- **Stated exercise**: Narrow the data below down to the lines containing "this".

begin Listing

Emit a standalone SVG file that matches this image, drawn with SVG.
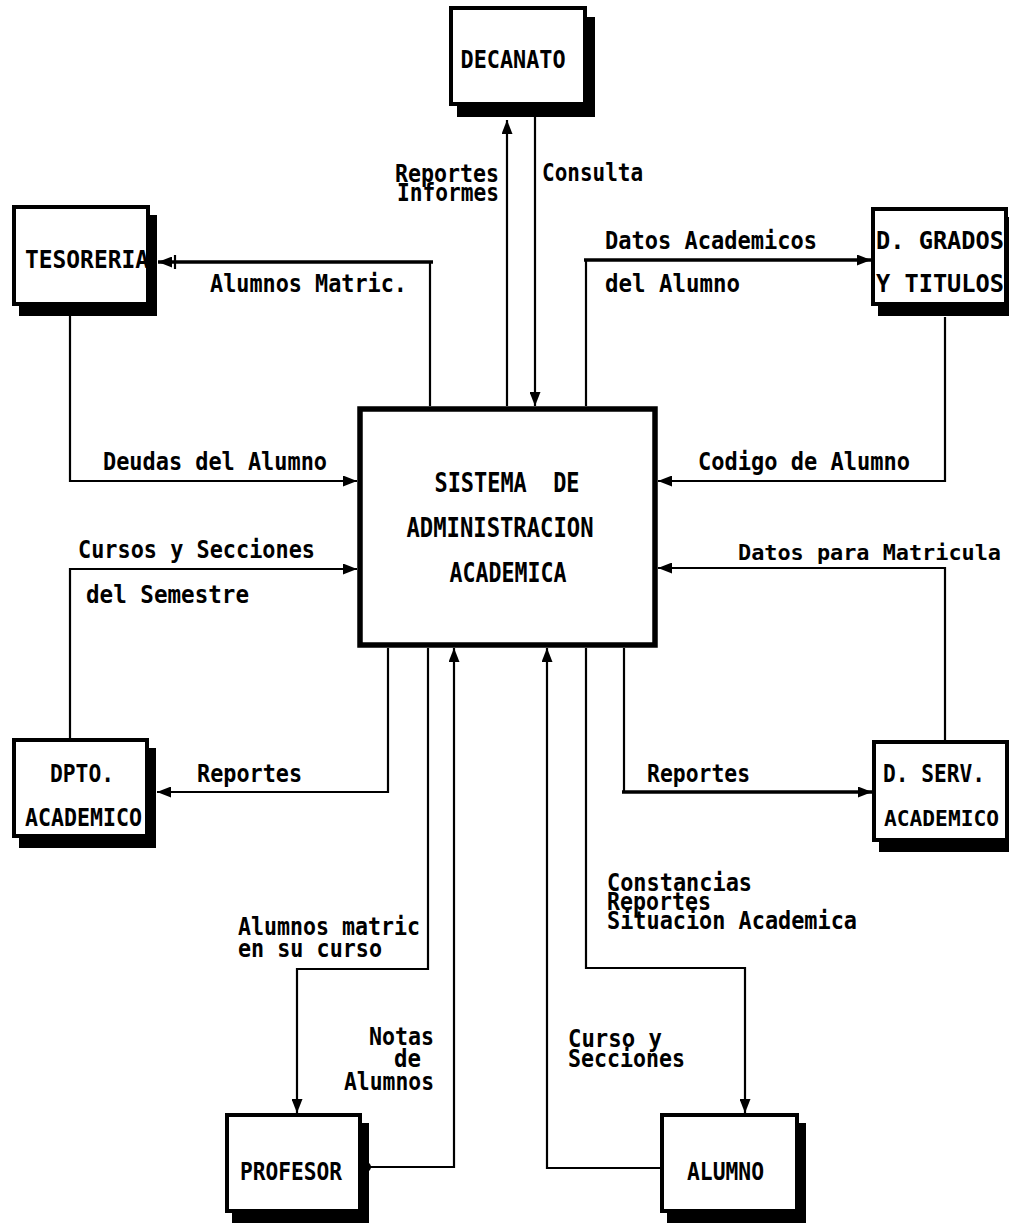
<svg xmlns="http://www.w3.org/2000/svg" width="1009" height="1224" viewBox="0 0 1009 1224">
  <style>
    .shadow { fill: #000; }
    .box { fill: #fff; stroke: #000; stroke-width: 4; }
    .core { fill: #fff; stroke: #000; stroke-width: 5.5; }
    .flow { fill: none; stroke: #000; stroke-width: 2.2; stroke-linejoin: miter; }
    .thick { stroke-width: 3.6; }
    text { font-family: "DejaVu Sans Mono", "Liberation Mono", monospace; font-weight: bold; fill: #000; }
    .lbl { font-size: 24px; }
    .name { font-size: 24px; }
    .tight { font-size: 22px; }
    .title { font-size: 26px; text-anchor: middle; }
    .end { text-anchor: end; }
    .mid { text-anchor: middle; }
  </style>
  <defs>
    <marker id="arrow" viewBox="0 0 14 11" refX="14" refY="5.5" markerWidth="14" markerHeight="11" markerUnits="userSpaceOnUse" orient="auto">
      <path d="M0,0 L14,5.5 L0,11 Z" fill="#000"/>
    </marker>
  </defs>

  <rect width="1009" height="1224" fill="#fff"/>

  <!-- Central process -->
  <g id="sistema">
    <rect class="core" x="360" y="409" width="295" height="236"/>
    <text class="title" x="507" y="492" textLength="145" lengthAdjust="spacingAndGlyphs" style="white-space:pre">SISTEMA  DE</text>
    <text class="title" x="500" y="537" textLength="187" lengthAdjust="spacingAndGlyphs">ADMINISTRACION</text>
    <text class="title" x="508" y="582" textLength="117" lengthAdjust="spacingAndGlyphs">ACADEMICA</text>
  </g>

  <!-- External entities -->
  <g id="decanato">
    <rect class="shadow" x="457" y="17" width="138" height="100"/>
    <rect class="box" x="451" y="8" width="134" height="96"/>
    <text class="name mid" x="513" y="68" textLength="105" lengthAdjust="spacingAndGlyphs">DECANATO</text>
  </g>
  <g id="tesoreria">
    <rect class="shadow" x="19" y="215" width="138" height="101"/>
    <rect class="box" x="14" y="207" width="134" height="97"/>
    <text class="name" x="25" y="268" textLength="124" lengthAdjust="spacingAndGlyphs">TESORERIA</text>
  </g>
  <g id="grados">
    <rect class="shadow" x="878" y="217" width="137" height="99"/>
    <rect class="box" x="873" y="209" width="133" height="95"/>
    <text class="name" x="876" y="249" textLength="128" lengthAdjust="spacingAndGlyphs">D. GRADOS</text>
    <text class="name" x="876" y="292" textLength="128" lengthAdjust="spacingAndGlyphs">Y TITULOS</text>
  </g>
  <g id="dpto">
    <rect class="shadow" x="19" y="748" width="137" height="100"/>
    <rect class="box" x="14" y="740" width="133" height="96"/>
    <text class="name" x="50" y="782" textLength="64" lengthAdjust="spacingAndGlyphs">DPTO.</text>
    <text class="name" x="25" y="826" textLength="117" lengthAdjust="spacingAndGlyphs">ACADEMICO</text>
  </g>
  <g id="servicios">
    <rect class="shadow" x="879" y="750" width="137" height="102"/>
    <rect class="box" x="874" y="742" width="133" height="98"/>
    <text class="name" x="883" y="782" textLength="102" lengthAdjust="spacingAndGlyphs">D. SERV.</text>
    <text class="name tight" x="884" y="826" textLength="115" lengthAdjust="spacingAndGlyphs">ACADEMICO</text>
  </g>
  <g id="profesor">
    <rect class="shadow" x="232" y="1123" width="137" height="100"/>
    <rect class="box" x="227" y="1115" width="133" height="96"/>
    <text class="name" x="240" y="1180" textLength="102" lengthAdjust="spacingAndGlyphs">PROFESOR</text>
  </g>
  <g id="alumno">
    <rect class="shadow" x="667" y="1123" width="139" height="100"/>
    <rect class="box" x="662" y="1115" width="135" height="96"/>
    <text class="name" x="687" y="1180" textLength="77" lengthAdjust="spacingAndGlyphs">ALUMNO</text>
  </g>

  <!-- Data flows -->
  <g id="connectors">
    <path class="flow" d="M507,406 V120" marker-end="url(#arrow)"/>
    <path class="flow" d="M535,117 V406" marker-end="url(#arrow)"/>
    <path class="flow" d="M430,406 V262"/>
    <path class="flow thick" d="M433,262 H158" marker-end="url(#arrow)"/>
    <path class="flow" d="M175,255 V269"/>
    <path class="flow" d="M70,316 V481 H357" marker-end="url(#arrow)"/>
    <path class="flow" d="M586,406 V260"/>
    <path class="flow thick" d="M584,260 H871" marker-end="url(#arrow)"/>
    <path class="flow" d="M945,317 V481 H658" marker-end="url(#arrow)"/>
    <path class="flow" d="M945,740 V568 H658" marker-end="url(#arrow)"/>
    <path class="flow" d="M70,738 V569 H357" marker-end="url(#arrow)"/>
    <path class="flow" d="M388,648 V792 H157" marker-end="url(#arrow)"/>
    <path class="flow" d="M624,648 V792"/>
    <path class="flow thick" d="M622,792 H872" marker-end="url(#arrow)"/>
    <path class="flow" d="M428,648 V969 H297 V1113" marker-end="url(#arrow)"/>
    <path class="flow" d="M363,1167 H454 V648" marker-end="url(#arrow)"/>
    <circle cx="366" cy="1167" r="5" fill="#000"/>
    <path class="flow" d="M662,1168 H547 V648" marker-end="url(#arrow)"/>
    <path class="flow" d="M586,648 V968 H745 V1113" marker-end="url(#arrow)"/>
  </g>

  <!-- Flow labels -->
  <g id="labels">
    <text class="lbl end" x="499" y="182" textLength="104" lengthAdjust="spacingAndGlyphs">Reportes</text>
    <text class="lbl end" x="499" y="201" textLength="102" lengthAdjust="spacingAndGlyphs">Informes</text>
    <text class="lbl" x="542" y="181" textLength="101" lengthAdjust="spacingAndGlyphs">Consulta</text>
    <text class="lbl" x="210" y="292" textLength="197" lengthAdjust="spacingAndGlyphs">Alumnos Matric.</text>
    <text class="lbl" x="605" y="249" textLength="212" lengthAdjust="spacingAndGlyphs">Datos Academicos</text>
    <text class="lbl" x="605" y="292" textLength="135" lengthAdjust="spacingAndGlyphs">del Alumno</text>
    <text class="lbl" x="103" y="470" textLength="224" lengthAdjust="spacingAndGlyphs">Deudas del Alumno</text>
    <text class="lbl" x="698" y="470" textLength="212" lengthAdjust="spacingAndGlyphs">Codigo de Alumno</text>
    <text class="lbl" x="78" y="558" textLength="237" lengthAdjust="spacingAndGlyphs">Cursos y Secciones</text>
    <text class="lbl" x="86" y="603" textLength="163" lengthAdjust="spacingAndGlyphs">del Semestre</text>
    <text class="lbl tight" x="738" y="560" textLength="263" lengthAdjust="spacingAndGlyphs">Datos para Matricula</text>
    <text class="lbl" x="197" y="782" textLength="105" lengthAdjust="spacingAndGlyphs">Reportes</text>
    <text class="lbl" x="647" y="782" textLength="103" lengthAdjust="spacingAndGlyphs">Reportes</text>
    <text class="lbl" x="607" y="891" textLength="145" lengthAdjust="spacingAndGlyphs">Constancias</text>
    <text class="lbl" x="607" y="910" textLength="104" lengthAdjust="spacingAndGlyphs">Reportes</text>
    <text class="lbl" x="607" y="929" textLength="250" lengthAdjust="spacingAndGlyphs">Situacion Academica</text>
    <text class="lbl" x="238" y="935" textLength="182" lengthAdjust="spacingAndGlyphs">Alumnos matric</text>
    <text class="lbl" x="238" y="957" textLength="144" lengthAdjust="spacingAndGlyphs">en su curso</text>
    <text class="lbl end" x="434" y="1045" textLength="65" lengthAdjust="spacingAndGlyphs">Notas</text>
    <text class="lbl" x="394" y="1067" textLength="27" lengthAdjust="spacingAndGlyphs">de</text>
    <text class="lbl end" x="434" y="1090" textLength="90" lengthAdjust="spacingAndGlyphs">Alumnos</text>
    <text class="lbl" x="568" y="1047" textLength="94" lengthAdjust="spacingAndGlyphs">Curso y</text>
    <text class="lbl" x="568" y="1067" textLength="117" lengthAdjust="spacingAndGlyphs">Secciones</text>
  </g>
</svg>
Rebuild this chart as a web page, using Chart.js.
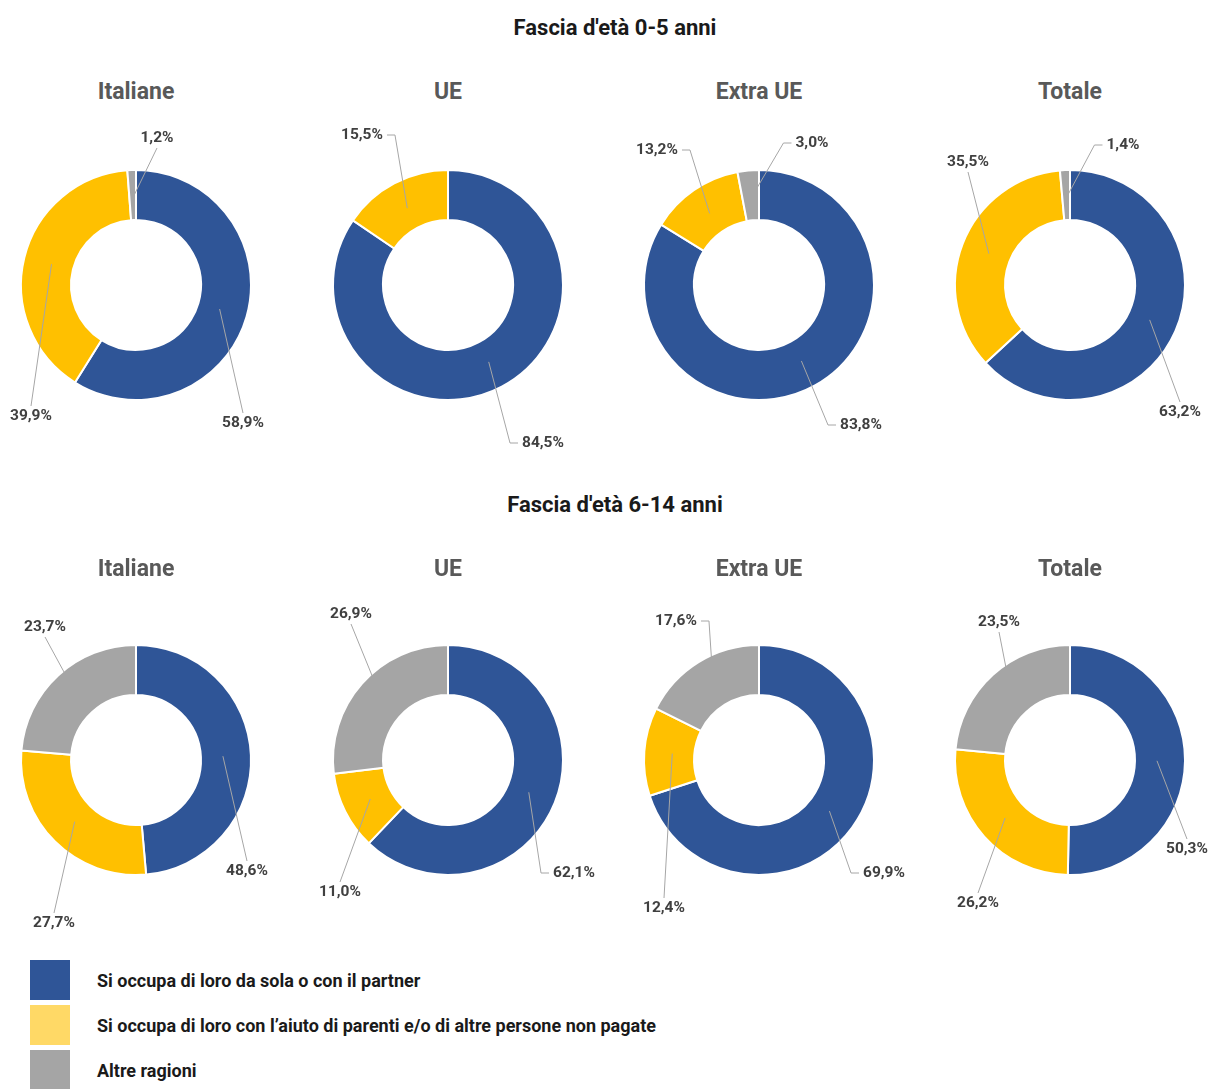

end Listing

- **Exercise result**:
Emit a standalone SVG file that matches this image, drawn with SVG.
Rebuild this chart as a web page, using Chart.js.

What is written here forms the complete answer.